The National are fronted by lead singer Matt Berninger, along with the two pairs of brothers, Aaron and Bryce Dessner, and Bryan and Scott Devendorf. Berninger’s deep, brooding, often morose voice always works perfectly in tandem with the sprawling musical arrangements. His lyrical style calls to mind everyone from Tom Waits to Leonard Cohen, making for very few instant hooks, let alone soothing tones. Still, for those music fans who don’t mind working a bit to truly appreciate an artist, you’ll be hooked on The National after only a couple of listens.

The film begins with a rather strange, albeit brief, discussion of the odd power director Moon has over the band. After that, it’s onto the music, but this unexpected, almost existential talk really sets the tone for what we’re about to see. From here we get some amazingly candid dialogue interspersed with the music, including a discussion about two key band members who don’t always see eye-to-eye, but feed off of such occasional dissent and wind up producing amazing music.

We hear about the birth of the band back in 1999; how they met, recorded some songs, created their own record label, and eventually got a coherent album into the right hands. Oddly enough, they got their big break in France, where some successful live gigs led to amazing international word-of-mouth, which eventually brought them to where they are today.

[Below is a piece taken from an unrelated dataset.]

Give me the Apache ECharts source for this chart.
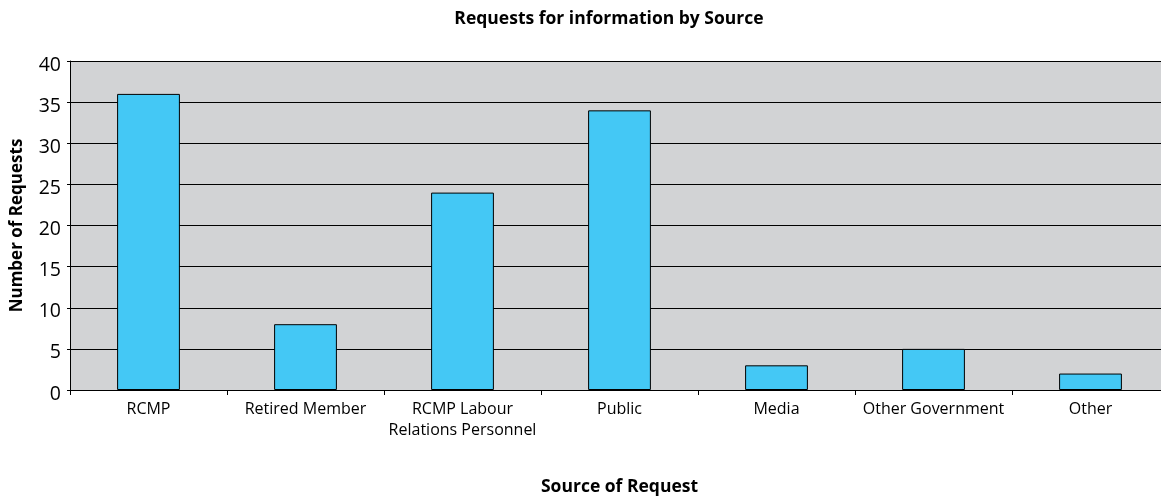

Theirs is a true tale of hard work and determination making all the difference when it comes to becoming discovered in such a harsh business.

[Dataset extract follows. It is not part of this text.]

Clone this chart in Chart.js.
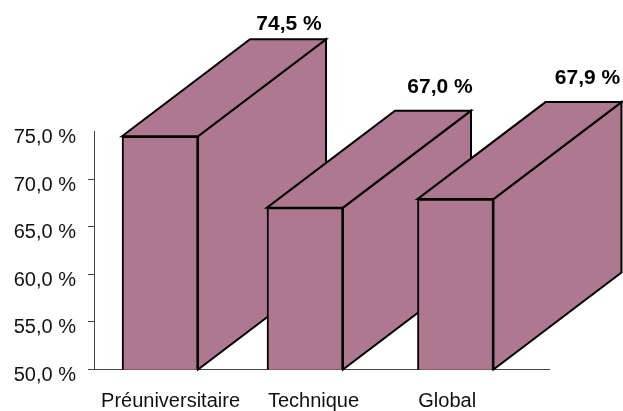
<!DOCTYPE html>
<html><head><meta charset="utf-8">
<style>html,body{margin:0;padding:0;background:#fff}canvas{display:block}</style>
<script src="https://cdn.jsdelivr.net/npm/chart.js@4"></script>
</head><body><canvas id="c" width="623" height="411"></canvas>
<script>
const categories = ["Préuniversitaire", "Technique", "Global"];
const values = [74.5, 67.0, 67.9];
const valueLabels = ["74,5 %", "67,0 %", "67,9 %"];
const yMin = 50, yMax = 75, yStep = 5;

const depthX = 128, depthY = 97;
const barShift = [-9.8, -16.5, -17.7];
const labelShift = [0.7, -8, -26];
const valueLabelShift = [[-37,-15],[-31,-23],[-34,-24]];
const FILL = "#AE7890";

const fmt = v => v.toFixed(1).replace(".", ",") + " %";

const depth3d = {
  id: "depth3d",
  beforeDatasetsDraw(chart) {
    const ctx = chart.ctx, y = chart.scales.y, base = y.getPixelForValue(yMin);
    ctx.save();
    ctx.lineWidth = 2; ctx.strokeStyle = "#000"; ctx.fillStyle = FILL; ctx.lineJoin = "miter";
    chart.getDatasetMeta(0).data.forEach(bar => {
      const l = bar.x - bar.width / 2, r = bar.x + bar.width / 2, t = bar.y;
      ctx.beginPath();
      ctx.moveTo(r, t); ctx.lineTo(r + depthX, t - depthY); ctx.lineTo(r + depthX, base - depthY); ctx.lineTo(r, base); ctx.closePath();
      ctx.fill(); ctx.stroke();
      ctx.beginPath();
      ctx.moveTo(l, t); ctx.lineTo(l + depthX, t - depthY); ctx.lineTo(r + depthX, t - depthY); ctx.lineTo(r, t); ctx.closePath();
      ctx.fill(); ctx.stroke();
    });
    ctx.restore();
  },
  afterDatasetsDraw(chart) {
    const ctx = chart.ctx;
    ctx.save();
    ctx.fillStyle = "#000"; ctx.font = "bold 21px 'Liberation Sans'";
    ctx.textAlign = "center"; ctx.textBaseline = "middle";
    chart.getDatasetMeta(0).data.forEach((bar, i) => {
      const s = valueLabelShift[i];
      ctx.fillText(valueLabels[i], bar.x + bar.width / 2 + depthX + s[0], bar.y - depthY + s[1]);
    });
    ctx.restore();
  }
};

new Chart(document.getElementById("c"), {
  type: "bar",
  data: { labels: categories, datasets: [{ data: values, backgroundColor: FILL, borderColor: "#000", borderWidth: 2, barThickness: 76 }] },
  plugins: [depth3d],
  options: {
    responsive: false, animation: false, devicePixelRatio: 1,
    layout: { padding: { top: 131.5, right: 74, left: 0, bottom: 0 } },
    plugins: { legend: { display: false }, tooltip: { enabled: false } },
    scales: {
      y: {
        min: yMin, max: yMax,
        border: { color: "#444", width: 1 },
        grid: { drawOnChartArea: false, tickLength: 6, color: "#444", tickColor: c => c.tick && c.tick.value === yMax ? "transparent" : "#444" },
        ticks: { stepSize: yStep, callback: fmt, color: "#111", padding: 12, font: { family: "Liberation Sans", size: 20 } },
        afterFit(s) {
          s.width = 94;
          const orig = s._computeLabelItems;
          s._computeLabelItems = function (a) { return orig.call(this, a).map(i => ({ ...i, textOffset: i.textOffset + 3 })); };
        }
      },
      x: {
        border: { color: "#444", width: 1 },
        grid: { display: false },
        ticks: { color: "#111", padding: 12, maxRotation: 0, autoSkip: false, font: { family: "Liberation Sans", size: 20 } },
        afterFit(s) {
          s.height = 41.5;
          const basePx = s.getPixelForValue, baseTick = s.getPixelForTick;
          s.getPixelForValue = function (v, i) { return basePx.call(this, v, i) + (barShift[v] || 0); };
          s.getPixelForTick = function (i) { return baseTick.call(this, i) - (barShift[i] || 0) + labelShift[i]; };
        }
      }
    }
  }
});
</script></body></html>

As a fan of the band, I knew the songs would be good, but I had no idea just how great the versions of the tunes would be in this film. We hear everything from instrumental snippets of some songs used as “score” to extremely bare bones versions of both favorites and obscure selections. Fans looking for a concert film of The National, or simply more tunes in their entirety, are looking in the wrong place, as Moon’s film is more of a character study/fever dream that happens to revolve around the band. This is easily the most experimental, yet introspective, musical study I’ve ever experienced.

Rating for Style: A-
Rating for Substance: A-


Image Transfer

Aspect Ratio1.33:1 - Full Frame
Original Aspect Ratioyes

Image Transfer Review: Presented in full frame, this transfer features crisp, detailed images throughout. Shot in varying styles throughout, the overall quality of the presentation is consistently impressive. Plus, dirt, grain, and other print flaws are virtually nonexistent.

Image Transfer Grade: B

Audio Transfer

 LanguageRemote Access
DS 2.0Englishno

Audio Transfer Review: The Dolby Digital 2.0 audio is also impressive, allowing the band’s excellent music to come across in dynamic fashion. It might have benefited more from a 5.1 mix, but most of these tracks are bare bones versions of the album cuts, so a raw, purer sound works better.

Audio Transfer Grade:

Disc Extras

Static menu with music
Packaging: Keep Case
1 Disc
1-Sided disc(s)
Layers: single

Extras Review: There aren’t any extras on this disc.

Extras Grade: F

Final Comments

Fans of The National can experience the making of their latest album, Boxer in A Skin, A Night. While possibly not the best way for newcomers to become familiar with the band, those who enjoy their great music will get a unique, intimate look at the recording process. Beggars Banquet gives the film a bare bones release, but it’s being packaged with an EP that contains unreleased songs.